There is an interesting story in the Gospels involving Peter and the Temple tax collectors. They had cornered the apostle and asked him if he and His Master — Jesus — paid the temple tax.
Under pressure and in typical Peter fashion, he blurted out “yes” without thinking (Matthew 17:24-27).
“Does your teacher not pay the [b]two-drachma tax?”25 He [Peter] said, “Yes.” (Matthew 17:24b-25 NASV)
The priests had instituted a yearly tax for the temple of two drachma (half shekel).
It was patterned after similar taxes paid in the Old Testament. Moses instituted a half shekel sanctuary tax to help fund the tabernacle (Exodus 30:12-13). However this tax was only collected when Israel performed a national census.
There was also a one-third shekel tax instituted annually for the temple in the days of Ezra and Nehemiah (Nehemiah 10:32; Ezra 6:8). But this was a voluntary contribution from the people while the Exodus tax had the authority of Moses behind it.
So priests merged these two ideas together — taking the half-shekel tax from Exodus and combining it with the annual payment in Ezra.
The Temple tax was not enforceable under Roman law, however the priests considered it a sin if you didn’t pay it. Call it a guilt tax. As people gathered in Jerusalem for Passover, it was an ideal time to collect this tax.

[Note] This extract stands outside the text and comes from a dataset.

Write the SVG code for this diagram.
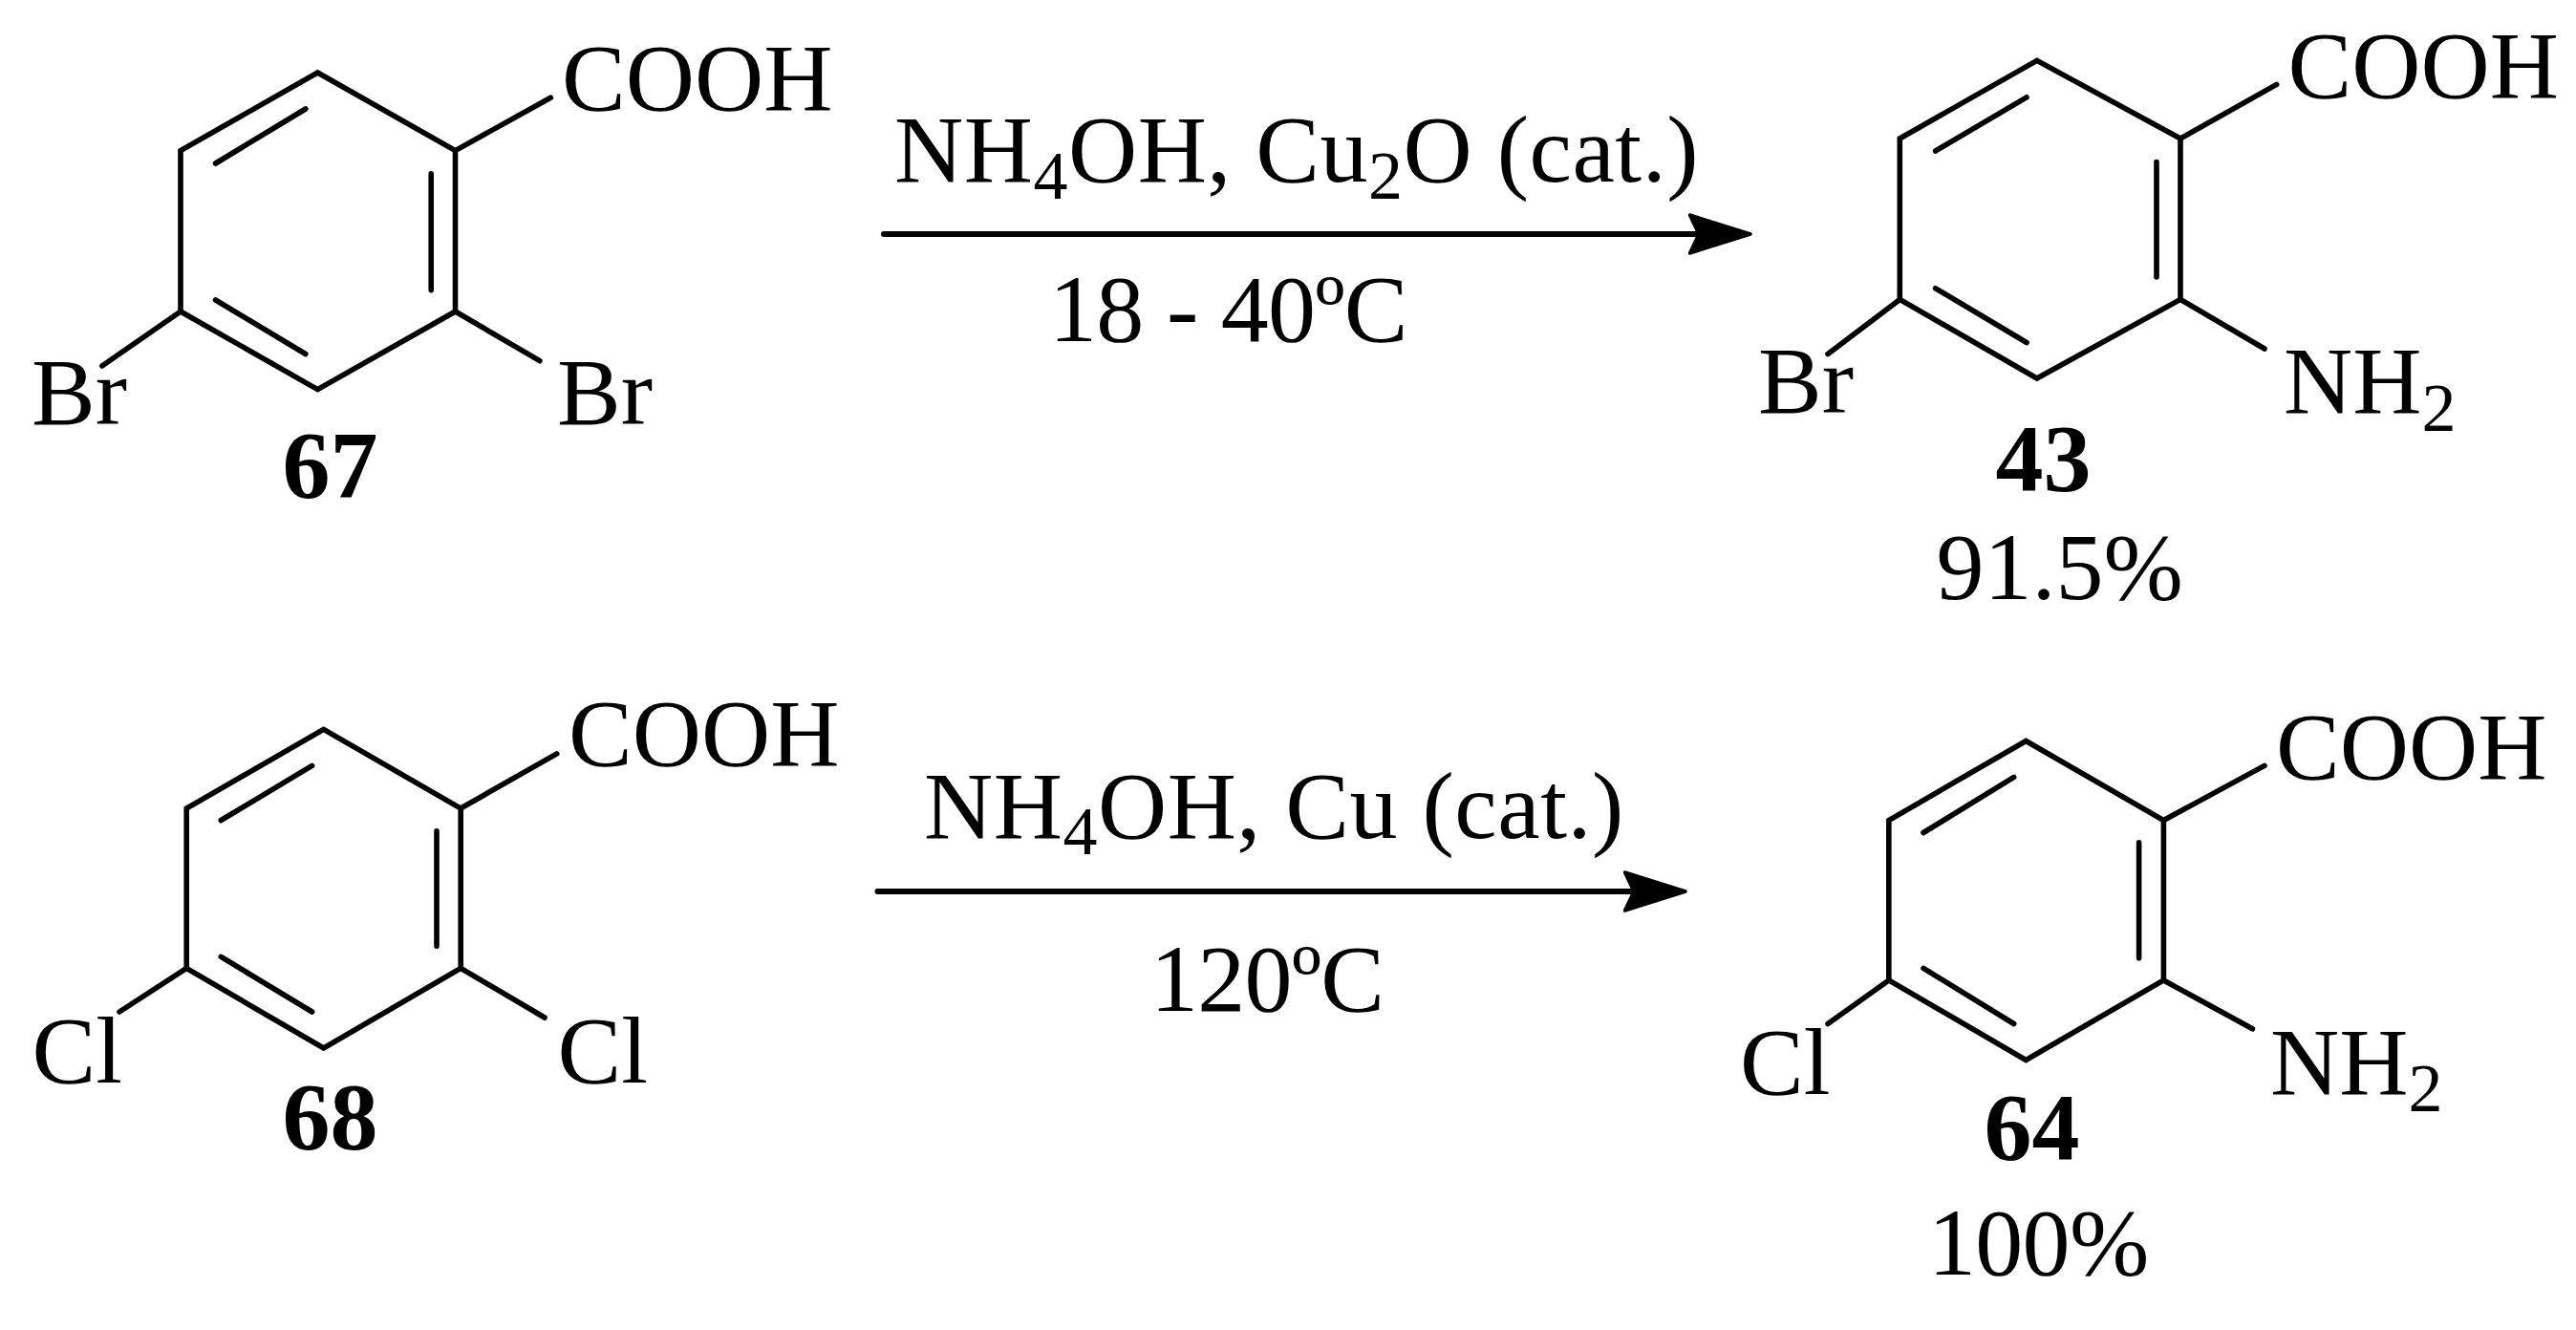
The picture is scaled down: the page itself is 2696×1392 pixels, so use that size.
<svg xmlns="http://www.w3.org/2000/svg" width="2696" height="1392" viewBox="0 0 2696 1392">
<style>
.bond{fill:none;stroke:#000;stroke-width:5.6;stroke-linecap:round;stroke-linejoin:miter}
.arrow{fill:none;stroke:#000;stroke-width:6;stroke-linecap:round}
text{font-family:"Liberation Serif","Times New Roman",serif;font-size:100px;fill:#000}
.b{font-weight:bold}
.s{font-size:72px}
.r{letter-spacing:.5px}
.t{letter-spacing:-.7px}
</style>
<defs>
<marker id="head" markerUnits="userSpaceOnUse" markerWidth="80" markerHeight="60" refX="11" refY="30" orient="auto" viewBox="0 0 80 60">
<path d="M1.5,10 L65,30 L1.5,50 L11,30 Z" fill="#000" stroke="#000" stroke-width="3.5" stroke-linejoin="round"/>
</marker>
</defs>
<rect width="2696" height="1392" fill="#fff"/>
<g id="connectors">
<line class="arrow" x1="925" y1="245" x2="1778" y2="245" marker-end="url(#head)"/>
<line class="arrow" x1="918.5" y1="933" x2="1710" y2="933" marker-end="url(#head)"/>
</g>
<g id="compound-67">
<path class="bond" d="M332.4,76 L476.5,157.6 L476.5,326 L332.4,407.6 L189,326 L189,157.6 Z"/>
<path class="bond" d="M319.8,114 L225.6,171 M451.2,181.7 L451.2,303.6 M225.6,314 L319.8,370.5 M476.5,157.6 L576.3,102.2 M189,326 L106.8,383 M476.5,326 L564.9,377.7"/>
<text x="588" y="115">COOH</text>
<text x="33" y="444">Br</text>
<text x="583" y="444">Br</text>
<text class="b" x="295.5" y="520">67</text>
</g>
<g id="reaction-1-labels">
<text class="r" x="936" y="190">NH<tspan class="s" dy="17.6">4</tspan><tspan dy="-17.6">OH, Cu</tspan><tspan class="s" dy="17.6">2</tspan><tspan dy="-17.6">O (cat.)</tspan></text>
<text class="t" x="1098" y="357">18 - 40ºC</text>
</g>
<g id="compound-43">
<path class="bond" d="M2131.8,63.4 L2282,145 L2282,313.4 L2131.8,396 L1988.3,313.4 L1988.3,145 Z"/>
<path class="bond" d="M2121,101.8 L2025.6,158 M2257,169.6 L2257,290 M2025.6,301.8 L2121,358.5 M2282,145 L2382.7,88.4 M1988.3,313.4 L1913,370.5 M2282,313.4 L2370,365"/>
<text x="2394.5" y="101.8">COOH</text>
<text x="1840" y="431.7">Br</text>
<text x="2390" y="431.7">NH<tspan class="s" dy="19">2</tspan></text>
<text class="b" x="2088.5" y="513.4">43</text>
<text x="2026.5" y="627">91.5%</text>
</g>
<g id="compound-68">
<path class="bond" d="M338.7,763.4 L482.2,846 L482.2,1013.4 L338.7,1097 L195.2,1013.4 L195.2,846 Z"/>
<path class="bond" d="M326.6,801.4 L231.3,858.5 M457,869.7 L457,990.2 M231.3,1001.4 L326.6,1059 M482.2,846 L582.7,788.9 M195.2,1013.4 L125,1059 M482.2,1013.4 L570,1065"/>
<text x="595" y="801.4">COOH</text>
<text x="33.5" y="1133">Cl</text>
<text x="583.5" y="1133">Cl</text>
<text class="b" x="295.5" y="1202">68</text>
</g>
<g id="reaction-2-labels">
<text class="r" x="967" y="877">NH<tspan class="s" dy="17">4</tspan><tspan dy="-17">OH, Cu (cat.)</tspan></text>
<text class="t" x="1204" y="1058">120ºC</text>
</g>
<g id="compound-64">
<path class="bond" d="M2120.3,775.5 L2264.4,858.5 L2264.4,1026 L2120.3,1109.4 L1976.8,1026 L1976.8,858.5 Z"/>
<path class="bond" d="M2107.7,813.4 L2013,871.5 M2238.6,881.7 L2238.6,1002.7 M2013,1013.4 L2107.7,1071.5 M2264.4,858.5 L2370,801.4 M1976.8,1026 L1913,1071.5 M2264.4,1026 L2357.4,1076.8"/>
<text x="2382" y="814.8">COOH</text>
<text x="1821" y="1145">Cl</text>
<text x="2376" y="1145">NH<tspan class="s" dy="18">2</tspan></text>
<text class="b" x="2076.5" y="1213.4">64</text>
<text class="t" x="2018" y="1334">100%</text>
</g>
</svg>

Jesus was probably smiling as He watched Peter sweat in his conversation with the tax collectors. After they had left, Jesus asked Peter if the sons of the Kings paid taxes.
Peter said no.
And in fact, this was not only common practice for the heathen, even the Jewish priests were not paying the temple tax. Why pay when the money was just being funneled back to them anyway? When you began looking upon the money as yours instead of God’s, it is easy to rationalize.
Yet despite this Jesus decided to pay the tax in order not to cause offense.
However, so that we do not offend them, go to the sea and throw in a hook, and take the first fish that comes up; and when you open its mouth, you will find a shekel. Take that and give it to them for you and Me.” (Matthew 17:27 NASV)
It was an odd statement. Because in a few days Jesus would charge through the Temple, turning over the money changers tables scattering their money on the temple floor. He would rip open the cages of the doves being sold letting them fly free (Matthew 21:12-17).
Would these money changers and sellers have been offended by Christ’s action? Obviously yes.
So Jesus was not concerned about offending people, but obviously something was different about this situation with the Temple tax collectors.
I believe Jesus paid the tax, because Peter had already given his word that he and his Master would pay it. Jesus did not want to cause offense by breaking this commitment giving the appearance Peter had lied.
However, by collecting the tax payment through a fish, Jesus let Peter know it was not a tax they were obligated to pay. If they were, there would have been enough money to pay the Temple tax for all the disciples.